It will be the best part of two years at the earliest before we can hope to return to the full employment levels we enjoyed just before this pandemic struck, according to the experts.
nd there are a lot of ifs, if we are even to achieve that.
These conclusions have been drawn by four ESRI economists in their updated forecast for the economy this spring.
In the best-case scenario, their findings show that the Covid-19 pandemic will have taken a three-year toll on the economy.
It’s a long way from the start of last year when the unemployment rate stood at 4.9pc in February.
This February it was 24.8pc.
In other words, almost one in every four workers was unemployed last month.
But they do give us some hope, should all go according to plan.
The forecasts on the jobs front for this year and next are a lot better than for 2020.
Last April, the unemployment rate peaked at 30.5pc of the country’s labour force when there were 605,000 people on the Pandemic Unemployment Payment (PUP).
The economists predict that the rate will improve from an average of 18.7pc last year to 16.7pc in 2021, plummeting to just over 7pc next year.
That’s a significant fall from 450,000 people out of work to 181,000.
Still, we cannot expect anything approaching the enviable levels at the start of last year for some time.

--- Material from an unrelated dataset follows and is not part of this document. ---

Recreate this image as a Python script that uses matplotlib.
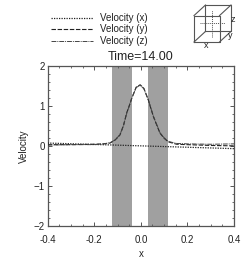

“We believe it is unlikely that the unemployment rate will approach its pre-Covid low of 4.7pc until 2023 at the earliest,” says the ESRI’s quarterly economic commentary.
Thanks to the ability of many businesses to survive because of home working or being counted on the prized list of essential services, the economy has avoided an even greater hit.
But it also means those working in sectors at a standstill due to the lockdowns – and who also happen to be traditionally low-paid – will find the gap between them and those largely unaffected is likely to have widened.
The unaffected may even have amassed savings,
The Government has helped ease this impact to some extent with €350-a-week flat-rate payment to all who lost their jobs rather than the €203 dole.
More recently, though, the PUP payment is also being paid at lower rates.
Younger workers and those in public-facing industries have fared worst.
Almost a quarter of those on PUP at the start of this month were from the accommodation and food sector, just under 16pc from the wholesale, retail and motor repair trade, and almost 13pc from the construction sector.
These three sectors alone account for 52pc of PUP recipients, says the ESRI report.
The Government did apply an expensive sticking plaster to the economy in the shape of the PUP and wage subsidies to prevent large-scale redundancies.
But nobody will know what real damage lies beneath until these are rolled back.
There’s still a long way to go without further spanners in the works.
The latest statistics do not make easy reading, either.
There were 468,850 people on PUP in the first week of this month. Another 309,500 workers benefitted from employment wage subsidies paid through their employers last month.
If you add another 186,702 people on the Live Register at the end of last month, that’s 965,052 people depending on State income supports.
That is almost half the labour force.